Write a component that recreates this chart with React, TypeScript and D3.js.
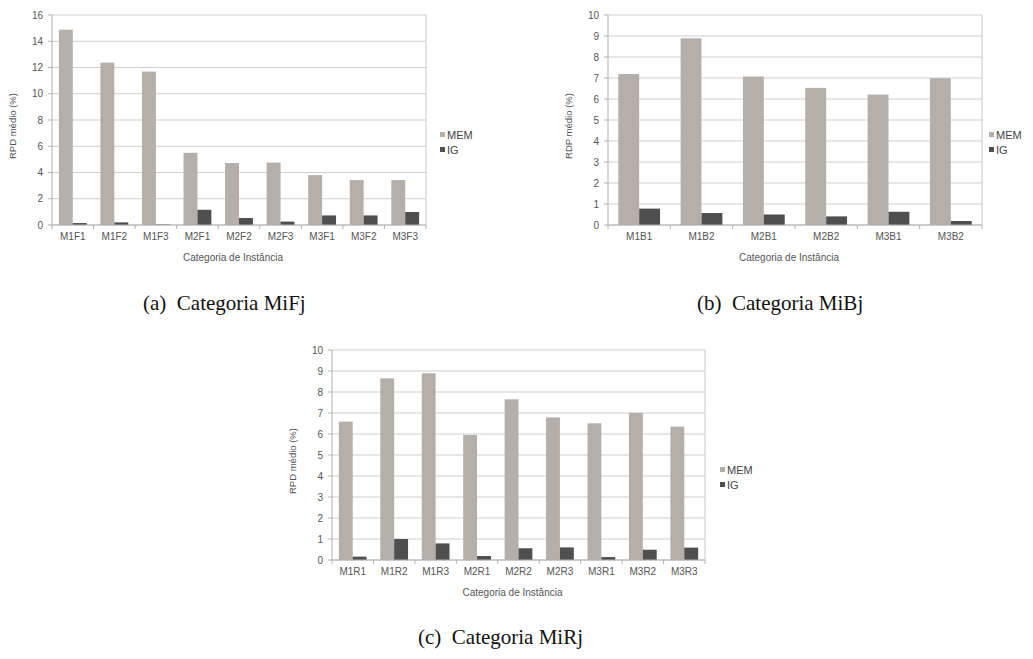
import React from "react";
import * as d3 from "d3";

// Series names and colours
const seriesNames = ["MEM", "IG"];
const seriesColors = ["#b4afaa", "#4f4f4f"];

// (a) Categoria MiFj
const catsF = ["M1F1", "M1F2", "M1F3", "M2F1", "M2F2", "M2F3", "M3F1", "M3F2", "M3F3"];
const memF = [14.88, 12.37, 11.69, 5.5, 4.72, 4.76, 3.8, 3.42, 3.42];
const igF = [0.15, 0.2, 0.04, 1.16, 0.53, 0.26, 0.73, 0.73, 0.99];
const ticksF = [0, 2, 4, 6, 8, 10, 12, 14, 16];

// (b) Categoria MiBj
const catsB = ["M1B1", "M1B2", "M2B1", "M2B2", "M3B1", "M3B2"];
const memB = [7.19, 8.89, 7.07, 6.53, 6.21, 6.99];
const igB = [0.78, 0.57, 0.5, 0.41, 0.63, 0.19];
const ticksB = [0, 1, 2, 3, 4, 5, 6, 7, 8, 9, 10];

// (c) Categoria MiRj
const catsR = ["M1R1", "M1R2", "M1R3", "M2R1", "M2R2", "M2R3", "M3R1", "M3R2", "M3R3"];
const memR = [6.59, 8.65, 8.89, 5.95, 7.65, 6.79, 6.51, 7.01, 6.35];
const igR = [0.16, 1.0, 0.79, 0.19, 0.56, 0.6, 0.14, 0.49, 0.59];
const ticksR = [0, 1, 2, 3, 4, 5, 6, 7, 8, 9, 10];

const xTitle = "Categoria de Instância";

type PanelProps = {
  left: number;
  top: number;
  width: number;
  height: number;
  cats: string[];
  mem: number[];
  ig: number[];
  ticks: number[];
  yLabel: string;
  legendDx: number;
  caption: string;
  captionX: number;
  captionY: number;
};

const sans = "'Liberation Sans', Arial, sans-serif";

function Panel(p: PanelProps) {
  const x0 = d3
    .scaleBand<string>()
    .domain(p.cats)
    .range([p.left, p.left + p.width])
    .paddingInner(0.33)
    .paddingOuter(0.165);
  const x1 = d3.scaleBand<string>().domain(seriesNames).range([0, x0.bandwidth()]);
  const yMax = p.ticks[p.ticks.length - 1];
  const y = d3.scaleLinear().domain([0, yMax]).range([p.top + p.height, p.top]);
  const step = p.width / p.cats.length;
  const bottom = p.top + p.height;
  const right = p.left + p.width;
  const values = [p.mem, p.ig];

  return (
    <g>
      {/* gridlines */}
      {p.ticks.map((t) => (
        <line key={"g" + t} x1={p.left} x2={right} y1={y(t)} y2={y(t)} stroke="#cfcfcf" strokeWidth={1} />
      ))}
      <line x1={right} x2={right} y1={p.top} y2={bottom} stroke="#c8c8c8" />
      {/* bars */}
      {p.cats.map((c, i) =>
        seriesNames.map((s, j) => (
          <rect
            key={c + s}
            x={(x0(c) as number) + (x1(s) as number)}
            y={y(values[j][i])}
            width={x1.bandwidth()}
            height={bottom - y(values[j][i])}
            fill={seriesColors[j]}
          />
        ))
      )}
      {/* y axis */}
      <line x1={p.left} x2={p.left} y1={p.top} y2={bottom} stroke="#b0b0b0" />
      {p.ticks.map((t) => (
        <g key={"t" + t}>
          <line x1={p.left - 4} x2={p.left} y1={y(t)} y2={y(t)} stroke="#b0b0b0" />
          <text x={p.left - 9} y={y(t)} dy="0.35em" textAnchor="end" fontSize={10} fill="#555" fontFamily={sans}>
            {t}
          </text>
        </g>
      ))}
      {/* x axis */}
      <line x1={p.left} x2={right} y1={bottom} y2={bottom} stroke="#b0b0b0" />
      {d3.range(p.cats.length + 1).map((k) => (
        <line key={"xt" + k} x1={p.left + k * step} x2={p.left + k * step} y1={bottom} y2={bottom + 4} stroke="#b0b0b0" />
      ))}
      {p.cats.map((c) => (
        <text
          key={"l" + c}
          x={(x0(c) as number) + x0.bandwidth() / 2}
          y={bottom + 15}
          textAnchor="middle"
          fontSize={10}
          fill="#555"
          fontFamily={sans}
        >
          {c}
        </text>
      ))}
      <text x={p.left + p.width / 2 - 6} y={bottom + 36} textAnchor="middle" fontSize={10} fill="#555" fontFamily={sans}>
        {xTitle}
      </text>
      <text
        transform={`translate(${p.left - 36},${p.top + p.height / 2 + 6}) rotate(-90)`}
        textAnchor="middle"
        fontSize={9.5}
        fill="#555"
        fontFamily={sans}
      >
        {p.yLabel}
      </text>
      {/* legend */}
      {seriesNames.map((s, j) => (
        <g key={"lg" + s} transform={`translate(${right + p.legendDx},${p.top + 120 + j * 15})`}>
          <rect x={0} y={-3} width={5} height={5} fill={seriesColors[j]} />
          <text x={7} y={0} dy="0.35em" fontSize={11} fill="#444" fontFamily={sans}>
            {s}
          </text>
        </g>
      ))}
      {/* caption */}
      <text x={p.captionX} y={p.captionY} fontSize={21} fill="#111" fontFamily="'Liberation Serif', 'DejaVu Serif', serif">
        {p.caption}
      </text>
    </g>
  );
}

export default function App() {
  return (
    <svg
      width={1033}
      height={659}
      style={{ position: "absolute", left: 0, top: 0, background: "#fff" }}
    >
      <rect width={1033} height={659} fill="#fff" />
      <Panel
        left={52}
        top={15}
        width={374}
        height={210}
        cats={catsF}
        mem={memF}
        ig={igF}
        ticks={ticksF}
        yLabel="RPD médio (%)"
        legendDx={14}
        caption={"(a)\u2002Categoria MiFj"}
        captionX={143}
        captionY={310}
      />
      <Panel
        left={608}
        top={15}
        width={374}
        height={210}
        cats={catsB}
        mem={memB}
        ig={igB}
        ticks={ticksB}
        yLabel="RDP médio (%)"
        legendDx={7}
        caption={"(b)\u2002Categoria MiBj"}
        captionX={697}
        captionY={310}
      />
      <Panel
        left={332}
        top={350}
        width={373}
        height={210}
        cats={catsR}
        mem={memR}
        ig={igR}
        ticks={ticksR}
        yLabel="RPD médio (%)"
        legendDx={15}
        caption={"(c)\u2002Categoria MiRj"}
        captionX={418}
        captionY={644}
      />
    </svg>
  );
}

...

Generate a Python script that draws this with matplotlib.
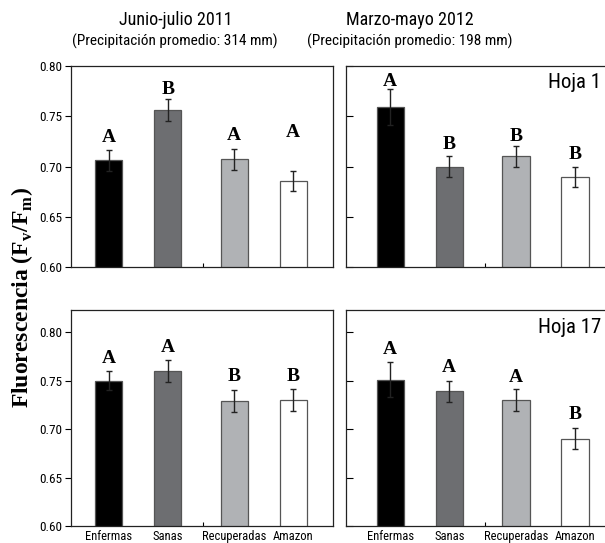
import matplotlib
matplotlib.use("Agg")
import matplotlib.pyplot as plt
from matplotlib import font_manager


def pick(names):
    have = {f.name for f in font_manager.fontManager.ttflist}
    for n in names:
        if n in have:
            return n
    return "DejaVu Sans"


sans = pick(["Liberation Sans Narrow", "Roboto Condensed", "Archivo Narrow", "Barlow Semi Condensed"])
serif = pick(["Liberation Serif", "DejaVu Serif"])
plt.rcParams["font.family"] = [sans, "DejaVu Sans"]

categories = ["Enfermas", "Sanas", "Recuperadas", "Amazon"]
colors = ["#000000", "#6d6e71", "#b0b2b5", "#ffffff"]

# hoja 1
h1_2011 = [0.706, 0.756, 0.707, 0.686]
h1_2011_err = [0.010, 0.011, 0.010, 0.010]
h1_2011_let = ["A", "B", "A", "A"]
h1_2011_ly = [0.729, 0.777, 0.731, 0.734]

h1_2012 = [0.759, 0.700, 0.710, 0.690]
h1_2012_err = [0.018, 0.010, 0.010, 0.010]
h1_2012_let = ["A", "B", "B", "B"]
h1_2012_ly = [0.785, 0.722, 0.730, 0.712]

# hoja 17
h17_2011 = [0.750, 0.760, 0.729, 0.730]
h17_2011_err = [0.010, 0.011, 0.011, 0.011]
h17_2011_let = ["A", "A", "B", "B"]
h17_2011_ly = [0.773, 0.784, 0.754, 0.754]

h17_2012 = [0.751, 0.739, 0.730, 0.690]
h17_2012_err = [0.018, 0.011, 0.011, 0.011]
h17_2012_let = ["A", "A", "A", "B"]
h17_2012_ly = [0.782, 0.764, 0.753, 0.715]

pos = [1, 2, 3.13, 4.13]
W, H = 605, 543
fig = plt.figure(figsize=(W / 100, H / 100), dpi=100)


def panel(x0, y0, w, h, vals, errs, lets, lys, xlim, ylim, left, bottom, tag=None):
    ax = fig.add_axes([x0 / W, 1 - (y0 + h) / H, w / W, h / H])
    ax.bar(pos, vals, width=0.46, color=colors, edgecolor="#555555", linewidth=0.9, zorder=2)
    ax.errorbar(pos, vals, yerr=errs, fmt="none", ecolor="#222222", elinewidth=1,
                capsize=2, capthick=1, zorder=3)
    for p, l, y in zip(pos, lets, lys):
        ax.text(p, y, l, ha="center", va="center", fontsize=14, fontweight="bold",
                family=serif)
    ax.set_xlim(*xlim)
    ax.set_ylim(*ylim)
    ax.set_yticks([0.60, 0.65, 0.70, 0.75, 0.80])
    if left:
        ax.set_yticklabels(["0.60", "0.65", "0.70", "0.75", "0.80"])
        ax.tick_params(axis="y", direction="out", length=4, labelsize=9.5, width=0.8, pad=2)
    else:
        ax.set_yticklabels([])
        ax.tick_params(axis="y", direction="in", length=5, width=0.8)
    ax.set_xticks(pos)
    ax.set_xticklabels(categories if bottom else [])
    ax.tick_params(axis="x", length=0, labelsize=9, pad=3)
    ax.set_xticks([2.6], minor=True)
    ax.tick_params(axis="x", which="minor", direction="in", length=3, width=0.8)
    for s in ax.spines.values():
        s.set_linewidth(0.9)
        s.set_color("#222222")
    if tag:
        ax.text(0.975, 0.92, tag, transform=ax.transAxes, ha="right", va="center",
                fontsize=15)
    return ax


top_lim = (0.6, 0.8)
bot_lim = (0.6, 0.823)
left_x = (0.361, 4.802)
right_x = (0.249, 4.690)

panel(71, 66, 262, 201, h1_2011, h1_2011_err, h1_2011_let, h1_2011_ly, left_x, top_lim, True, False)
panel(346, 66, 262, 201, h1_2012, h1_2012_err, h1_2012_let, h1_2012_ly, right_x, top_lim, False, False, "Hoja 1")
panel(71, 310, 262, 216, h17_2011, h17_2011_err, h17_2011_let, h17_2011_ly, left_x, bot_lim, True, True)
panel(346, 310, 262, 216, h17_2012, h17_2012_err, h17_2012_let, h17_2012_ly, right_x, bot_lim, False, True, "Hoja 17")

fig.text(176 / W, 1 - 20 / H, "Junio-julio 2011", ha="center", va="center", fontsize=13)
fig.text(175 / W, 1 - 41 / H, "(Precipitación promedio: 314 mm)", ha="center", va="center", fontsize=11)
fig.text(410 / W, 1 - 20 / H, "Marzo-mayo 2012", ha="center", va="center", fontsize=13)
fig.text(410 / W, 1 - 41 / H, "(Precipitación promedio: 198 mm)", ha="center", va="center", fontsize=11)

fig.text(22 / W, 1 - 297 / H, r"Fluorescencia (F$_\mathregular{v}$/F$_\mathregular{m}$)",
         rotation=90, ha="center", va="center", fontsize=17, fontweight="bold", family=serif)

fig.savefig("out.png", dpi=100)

What is needed —
The material above holds pictures; leave them out. Repeat exactly the lines from the one containing "Generate a Python" through the one containing "h1_2011_ly = [0.729, 0.777, 0.731, 0.734]", and nothing else.

Result of this task —
Generate a Python script that draws this with matplotlib.
import matplotlib
matplotlib.use("Agg")
import matplotlib.pyplot as plt
from matplotlib import font_manager


def pick(names):
    have = {f.name for f in font_manager.fontManager.ttflist}
    for n in names:
        if n in have:
            return n
    return "DejaVu Sans"


sans = pick(["Liberation Sans Narrow", "Roboto Condensed", "Archivo Narrow", "Barlow Semi Condensed"])
serif = pick(["Liberation Serif", "DejaVu Serif"])
plt.rcParams["font.family"] = [sans, "DejaVu Sans"]

categories = ["Enfermas", "Sanas", "Recuperadas", "Amazon"]
colors = ["#000000", "#6d6e71", "#b0b2b5", "#ffffff"]

# hoja 1
h1_2011 = [0.706, 0.756, 0.707, 0.686]
h1_2011_err = [0.010, 0.011, 0.010, 0.010]
h1_2011_let = ["A", "B", "A", "A"]
h1_2011_ly = [0.729, 0.777, 0.731, 0.734]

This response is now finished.